When Atlas Met Tantalus @ Greenwich Theatre - Review
A tender, achingly sad vignette with an astounding lead. ★★★★★
Runs until 24th August at Greenwich Theatre studio.
Tickets £15.
Rating: ★★★★★
When Atlas Met Tantalus is only an hour long, but it uses that hour with absolutely superb efficiency. Set in real time, an hour in the parlour of a Victorian gentleman, we are whisked through impressive reflections on class, queerness, community, loneliness and love, enough to get the point but never overdone or to the point of being patronising.
The play starts with a cold open. From doors, James Cartwright (played by Lucas Livesey) is waiting in his parlour for guests. From the start, Livesey is an impeccable actor. Ten minutes of sitting alone and silent on the stage while an audience settles down are coloured with no awkwardness, and he effortlessly captures the wit and bravado of a Victorian gentleman dandy. Not once does he slip into stereotype or something more modern, inhabiting the role with believability rarely seen on the stage.

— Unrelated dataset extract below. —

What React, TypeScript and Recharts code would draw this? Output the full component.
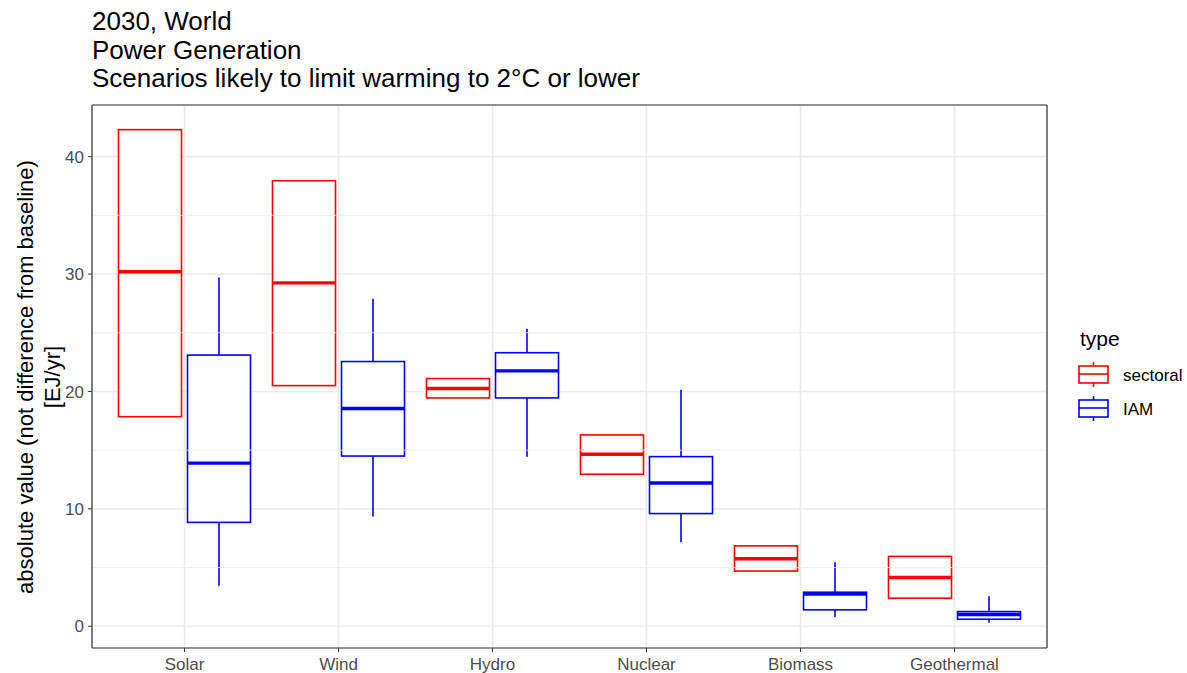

The set and costuming is fantastically done for such a small and limited run. Minimalistic and natural, everything has it’s place and there’s been no attempt at glamour. Costumes are simple and unpretentiously Victorian, and give us a hint at the characters’ personalities without falling into cliche.
The audience, especially the queer audience, are consistently reminded of how far we have come, but without a hint of preachiness. The dialogue is natural and realistic throughout, none of the comments about martyrdom or the triviality of homophobia feel aimed at the audience, the effect is similar to that of reading the correspondence of long-dead lovers, a bittersweet reminder that people fought and died for progress, it was not the natural march of history.
Atlas and Tantalus are not, in a traditional sense, a romantic pairing. There is flirtation, suggestive thigh touching, but that is as far as it goes. James is spoken for, Edwin clearly not ready. Overwhelmingly, these are men platonically finding solace in being able to be open with one another, the flirtation only natural. It is a tremendously realistic depiction of queer friendship.
Tiff Milner, writer, is an absolute dialogue powerhouse. They perfectly capture Victorian language, the awkward social climbing of a simple clerk excellently juxtaposed against the foppish man of leisure. The abbreviation of the pearly gates to simply “pearlies” is an especially fantastic touch.
What ties together the absolute genius of When Atlas Met Tantalus is the extent to which it trusts the audience. We are not handheld through queer history, references to the classics or the saints, meaning is left just under the dialogue for us to unearth, no doubt in a way that is slightly different for each of us. A nerdy understanding of the basics of the Western literary canon will help, but the emotion and meaning of the play does not rely on context.